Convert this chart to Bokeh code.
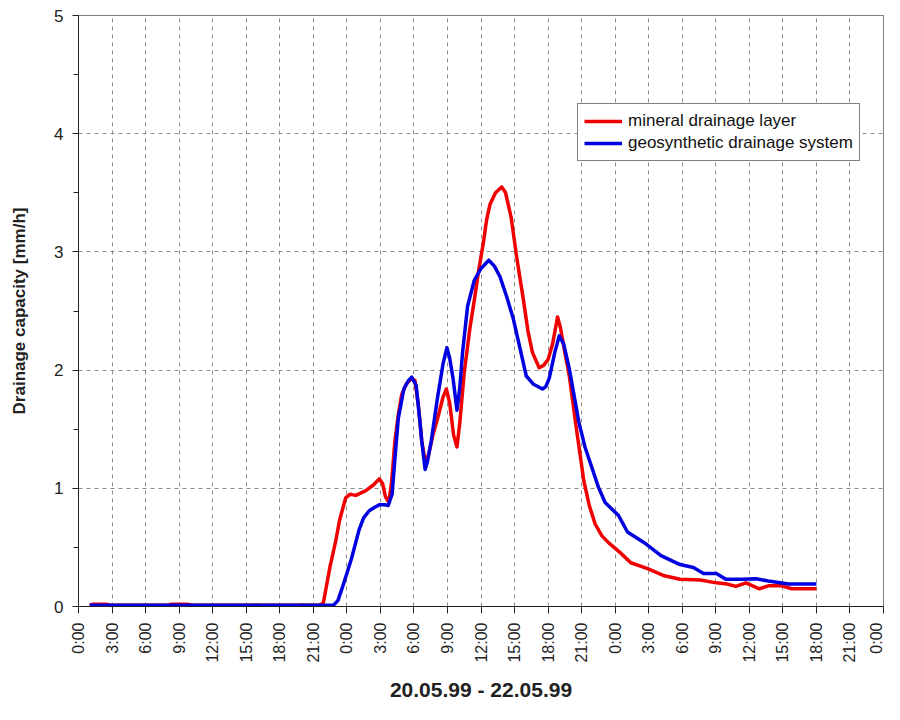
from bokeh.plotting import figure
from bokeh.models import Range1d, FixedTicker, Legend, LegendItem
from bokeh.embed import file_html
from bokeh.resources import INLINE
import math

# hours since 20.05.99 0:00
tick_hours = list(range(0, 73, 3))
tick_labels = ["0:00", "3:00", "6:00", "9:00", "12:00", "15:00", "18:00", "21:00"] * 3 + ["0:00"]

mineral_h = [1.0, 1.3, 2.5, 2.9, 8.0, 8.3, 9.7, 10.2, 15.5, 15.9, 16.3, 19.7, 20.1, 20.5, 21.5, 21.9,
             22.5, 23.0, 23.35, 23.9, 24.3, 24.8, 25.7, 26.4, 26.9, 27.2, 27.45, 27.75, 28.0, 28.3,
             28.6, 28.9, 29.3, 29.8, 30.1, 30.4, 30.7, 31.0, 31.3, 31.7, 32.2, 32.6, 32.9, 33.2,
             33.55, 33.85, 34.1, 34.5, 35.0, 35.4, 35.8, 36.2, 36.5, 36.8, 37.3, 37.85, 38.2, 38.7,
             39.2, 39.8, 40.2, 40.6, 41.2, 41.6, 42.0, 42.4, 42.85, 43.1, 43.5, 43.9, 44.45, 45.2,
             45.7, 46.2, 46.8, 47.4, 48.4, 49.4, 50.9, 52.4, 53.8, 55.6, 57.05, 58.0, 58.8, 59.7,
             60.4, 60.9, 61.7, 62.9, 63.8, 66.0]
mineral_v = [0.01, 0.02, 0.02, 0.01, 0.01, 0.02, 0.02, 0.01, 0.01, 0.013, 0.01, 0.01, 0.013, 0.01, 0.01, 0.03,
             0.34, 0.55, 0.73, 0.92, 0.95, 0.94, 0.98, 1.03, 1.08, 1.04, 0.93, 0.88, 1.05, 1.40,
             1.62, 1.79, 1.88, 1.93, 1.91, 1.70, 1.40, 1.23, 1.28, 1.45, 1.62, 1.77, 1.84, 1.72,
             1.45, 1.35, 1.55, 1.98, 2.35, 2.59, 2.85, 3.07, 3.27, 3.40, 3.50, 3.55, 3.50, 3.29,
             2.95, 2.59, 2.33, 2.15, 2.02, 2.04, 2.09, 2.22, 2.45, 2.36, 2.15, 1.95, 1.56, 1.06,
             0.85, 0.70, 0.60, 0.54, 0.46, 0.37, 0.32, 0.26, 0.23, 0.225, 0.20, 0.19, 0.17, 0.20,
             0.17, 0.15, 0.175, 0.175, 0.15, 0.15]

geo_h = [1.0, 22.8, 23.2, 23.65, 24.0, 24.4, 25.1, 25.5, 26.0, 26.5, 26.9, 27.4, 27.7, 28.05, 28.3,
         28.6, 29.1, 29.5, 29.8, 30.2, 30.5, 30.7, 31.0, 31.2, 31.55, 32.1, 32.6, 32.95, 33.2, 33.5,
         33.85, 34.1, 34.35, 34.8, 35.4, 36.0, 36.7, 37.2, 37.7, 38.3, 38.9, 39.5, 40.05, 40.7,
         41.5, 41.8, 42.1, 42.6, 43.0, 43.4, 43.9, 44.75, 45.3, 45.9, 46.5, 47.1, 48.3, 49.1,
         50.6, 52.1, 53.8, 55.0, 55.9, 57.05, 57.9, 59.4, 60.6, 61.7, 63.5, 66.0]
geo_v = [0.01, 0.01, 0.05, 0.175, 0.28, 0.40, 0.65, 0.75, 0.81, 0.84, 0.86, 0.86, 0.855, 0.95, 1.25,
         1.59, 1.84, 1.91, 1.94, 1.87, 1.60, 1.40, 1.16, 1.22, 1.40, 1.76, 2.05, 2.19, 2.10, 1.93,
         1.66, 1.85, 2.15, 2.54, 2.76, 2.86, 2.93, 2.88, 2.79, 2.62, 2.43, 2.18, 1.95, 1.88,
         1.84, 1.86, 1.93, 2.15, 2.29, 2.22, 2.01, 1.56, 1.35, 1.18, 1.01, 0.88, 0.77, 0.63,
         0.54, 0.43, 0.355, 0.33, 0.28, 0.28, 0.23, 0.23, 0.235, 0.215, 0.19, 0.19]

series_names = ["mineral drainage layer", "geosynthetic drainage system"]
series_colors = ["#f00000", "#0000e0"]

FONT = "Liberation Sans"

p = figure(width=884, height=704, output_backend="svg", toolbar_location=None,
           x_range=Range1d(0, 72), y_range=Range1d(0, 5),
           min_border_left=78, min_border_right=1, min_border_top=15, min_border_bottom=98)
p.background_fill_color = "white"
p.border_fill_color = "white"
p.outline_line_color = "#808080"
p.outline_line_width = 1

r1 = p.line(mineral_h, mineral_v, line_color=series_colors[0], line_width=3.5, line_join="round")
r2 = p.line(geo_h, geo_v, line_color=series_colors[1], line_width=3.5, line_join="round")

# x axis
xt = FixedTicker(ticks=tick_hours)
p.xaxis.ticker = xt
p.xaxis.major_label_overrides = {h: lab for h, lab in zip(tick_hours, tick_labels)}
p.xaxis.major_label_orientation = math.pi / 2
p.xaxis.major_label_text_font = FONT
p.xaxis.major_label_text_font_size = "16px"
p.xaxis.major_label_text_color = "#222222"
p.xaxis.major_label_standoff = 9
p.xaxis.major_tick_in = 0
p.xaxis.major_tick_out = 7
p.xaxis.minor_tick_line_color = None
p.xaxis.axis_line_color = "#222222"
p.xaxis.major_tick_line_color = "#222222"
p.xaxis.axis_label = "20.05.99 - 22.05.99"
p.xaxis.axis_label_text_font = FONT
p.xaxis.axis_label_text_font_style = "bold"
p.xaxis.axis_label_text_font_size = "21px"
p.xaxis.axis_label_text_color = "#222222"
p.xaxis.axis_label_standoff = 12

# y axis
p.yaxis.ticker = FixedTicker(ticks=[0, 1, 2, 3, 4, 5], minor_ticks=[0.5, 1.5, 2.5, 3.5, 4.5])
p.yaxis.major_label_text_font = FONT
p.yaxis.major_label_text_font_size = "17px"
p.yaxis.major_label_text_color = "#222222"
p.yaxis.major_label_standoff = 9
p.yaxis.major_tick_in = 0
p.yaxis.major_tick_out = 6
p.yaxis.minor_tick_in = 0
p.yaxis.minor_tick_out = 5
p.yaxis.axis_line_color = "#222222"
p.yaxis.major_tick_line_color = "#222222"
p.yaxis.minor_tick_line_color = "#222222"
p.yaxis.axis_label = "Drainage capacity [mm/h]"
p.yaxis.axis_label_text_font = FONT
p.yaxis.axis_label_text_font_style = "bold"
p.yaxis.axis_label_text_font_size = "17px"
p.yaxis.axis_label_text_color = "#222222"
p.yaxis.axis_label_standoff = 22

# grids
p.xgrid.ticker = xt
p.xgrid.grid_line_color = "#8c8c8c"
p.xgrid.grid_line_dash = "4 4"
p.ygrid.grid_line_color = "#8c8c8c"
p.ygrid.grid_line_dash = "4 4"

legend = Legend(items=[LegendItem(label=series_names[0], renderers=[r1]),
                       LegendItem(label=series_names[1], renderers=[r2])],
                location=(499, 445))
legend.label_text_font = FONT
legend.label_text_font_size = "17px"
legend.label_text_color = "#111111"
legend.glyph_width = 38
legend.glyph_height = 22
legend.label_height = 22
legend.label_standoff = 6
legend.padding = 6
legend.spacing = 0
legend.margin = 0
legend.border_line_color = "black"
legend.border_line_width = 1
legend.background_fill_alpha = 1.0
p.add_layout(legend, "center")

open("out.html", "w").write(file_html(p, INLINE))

GIVEN TASK >> Pictures excluded, repeat exactly the lines from the top of the material through the line with "0.17, 0.15, 0.175, 0.175, 0.15, 0.15]", including both of those lines.

TASK ANSWER >>
Convert this chart to Bokeh code.
from bokeh.plotting import figure
from bokeh.models import Range1d, FixedTicker, Legend, LegendItem
from bokeh.embed import file_html
from bokeh.resources import INLINE
import math

# hours since 20.05.99 0:00
tick_hours = list(range(0, 73, 3))
tick_labels = ["0:00", "3:00", "6:00", "9:00", "12:00", "15:00", "18:00", "21:00"] * 3 + ["0:00"]

mineral_h = [1.0, 1.3, 2.5, 2.9, 8.0, 8.3, 9.7, 10.2, 15.5, 15.9, 16.3, 19.7, 20.1, 20.5, 21.5, 21.9,
             22.5, 23.0, 23.35, 23.9, 24.3, 24.8, 25.7, 26.4, 26.9, 27.2, 27.45, 27.75, 28.0, 28.3,
             28.6, 28.9, 29.3, 29.8, 30.1, 30.4, 30.7, 31.0, 31.3, 31.7, 32.2, 32.6, 32.9, 33.2,
             33.55, 33.85, 34.1, 34.5, 35.0, 35.4, 35.8, 36.2, 36.5, 36.8, 37.3, 37.85, 38.2, 38.7,
             39.2, 39.8, 40.2, 40.6, 41.2, 41.6, 42.0, 42.4, 42.85, 43.1, 43.5, 43.9, 44.45, 45.2,
             45.7, 46.2, 46.8, 47.4, 48.4, 49.4, 50.9, 52.4, 53.8, 55.6, 57.05, 58.0, 58.8, 59.7,
             60.4, 60.9, 61.7, 62.9, 63.8, 66.0]
mineral_v = [0.01, 0.02, 0.02, 0.01, 0.01, 0.02, 0.02, 0.01, 0.01, 0.013, 0.01, 0.01, 0.013, 0.01, 0.01, 0.03,
             0.34, 0.55, 0.73, 0.92, 0.95, 0.94, 0.98, 1.03, 1.08, 1.04, 0.93, 0.88, 1.05, 1.40,
             1.62, 1.79, 1.88, 1.93, 1.91, 1.70, 1.40, 1.23, 1.28, 1.45, 1.62, 1.77, 1.84, 1.72,
             1.45, 1.35, 1.55, 1.98, 2.35, 2.59, 2.85, 3.07, 3.27, 3.40, 3.50, 3.55, 3.50, 3.29,
             2.95, 2.59, 2.33, 2.15, 2.02, 2.04, 2.09, 2.22, 2.45, 2.36, 2.15, 1.95, 1.56, 1.06,
             0.85, 0.70, 0.60, 0.54, 0.46, 0.37, 0.32, 0.26, 0.23, 0.225, 0.20, 0.19, 0.17, 0.20,
             0.17, 0.15, 0.175, 0.175, 0.15, 0.15]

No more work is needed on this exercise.